States purge voter rolls to prevent non-eligible voting
As the presidential election looms, conservatives are intensifying scrutiny of state voter rolls as part of their get-out-the-vote efforts.
Republicans are focused on removing voters who have…
As the presidential election looms, conservatives are intensifying scrutiny of state voter rolls as part of their get-out-the-vote efforts.
Republicans are focused on removing voters who have died, moved out of state or are otherwise ineligible, say election security advocates. On the Democrat side, progressive partisans claim that purges of the voter rolls prevent legitimate voters from casting votes.
In Texas, Gov. Greg Abbott, a Republican, announced in August that 1.1 million voters had been removed from the voting list, including 6,500 noncitizens who were illegally registered to vote, reported The Center Square.
The state said 1,930 of those noncitizen voters had a voting history and have been referred for prosecution.
The remainder were people who moved out of state or who died, said the governor’s office.
In Pennsylvania, a lawsuit rages between the state and Public Interest Legal Foundation (PILF) about records related to 100,000 non-citizens recently purged from the voter rolls.
The illegal voters were registered by the state under the National Voting Rights Act (NVRA) of 1993.
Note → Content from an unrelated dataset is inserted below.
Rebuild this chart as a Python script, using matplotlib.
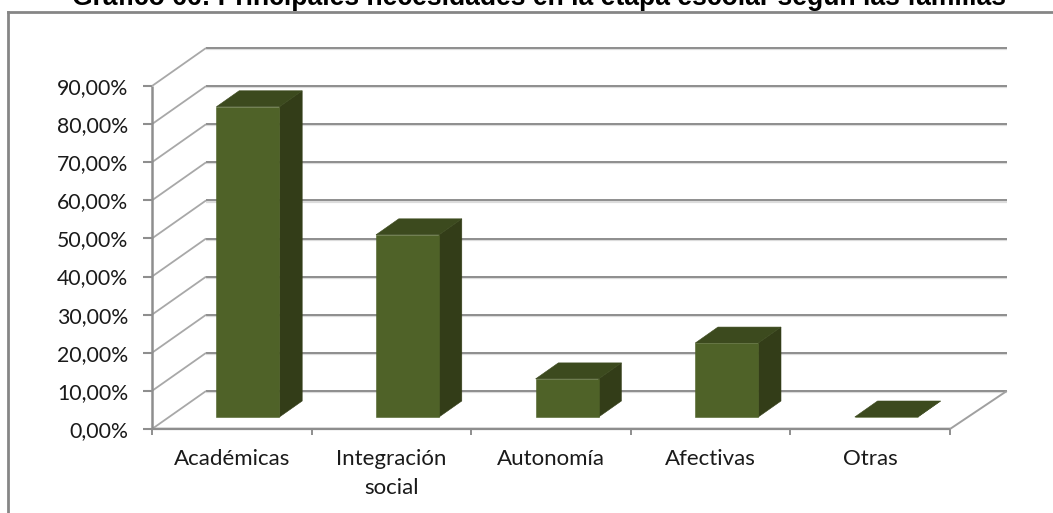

The state called the registrations a “glitch,” the lawsuit says, but the state’s expert admitted that 11,198 noncitizen voters are still registered, according to a statement by the legal foundation’s communications department.
PILF wants more transparency on how the state decided who to purge, and how the illegal voters were registered to begin with. By contrast, the state wants its investigation to remain secret, claiming privacy concerns.
In Virginia, Republican Gov. Glenn Youngkin also purged the voter rolls by about 80,000 voters who had died and another 6,300 who were noncitizens.
The conservative education foundation Judicial Watch said about 4 million voters were removed from various state voter rolls using laws under NVRA.
Judicial Watch Senior Attorney Robert Popper says there are three categories of voters that need to be purged under the NVRA laws: voters who have died, voters who have some sort of disqualifying event, such as a felony and – the biggest category of all – voters who have moved from the state.
“In November 2022, there were 110 million total ballots cast in the whole country, so 4 million is a lot,” the attorney said.
Under NVRA, a voter registration is required to be removed if a voter doesn’t respond to an address verification letter and fails to vote after two general elections.
For example, last year in Washington, D.C., Judicial Watch used Census data to calculate voter registrations comprised 131% of the voting age population, revealing bloated voter rolls.
Once notified, officials sent out 103,000 federally required notifications to start clean-up on the registrations, the Washington Examiner reported.
The watchdog group also told the Examiner it notified California and Illinois of “dirty voter rolls,” which increase the potential for fraud.
Both states promised to start the clean-up process.
Secretaries of State are ultimately responsible for following NVRA.
Popper says the root of the problem is with the federal government’s failure to enforce the law.
“The Department of Justice is empowered to enforce this law in all of the states where it applies,” said Popper. “And it ought to be doing so, and it’s not.”
Noncitizen voting has also become a significant concern in light of record illegal border crossing under the Biden-Harris administration, though the exact numbers are difficult to determine.
The Heritage Foundation’s corruption-fighting Oversight group’s investigation has found the following:
- Evidence of non-citizens being registered to vote in North Carolina, Georgia, and Arizona;
- A voter registration that was mailed to a Chinese illegal immigrant in LA;
- Evidence of non-citizens being given fake residency documents in New York City, one of the requirements to register to vote; and
- A flyer at a border camp encouraging illegal immigrants to vote for Joe Biden.
“Seeing that the Biden administration willfully breaks federal laws, we can suspect that laws prohibiting aliens from voting are also being broken – and are being ignored by an administration that has explicitly encouraged illegal immigration into this country,” wrote Heritage’s Matthew Tragesser.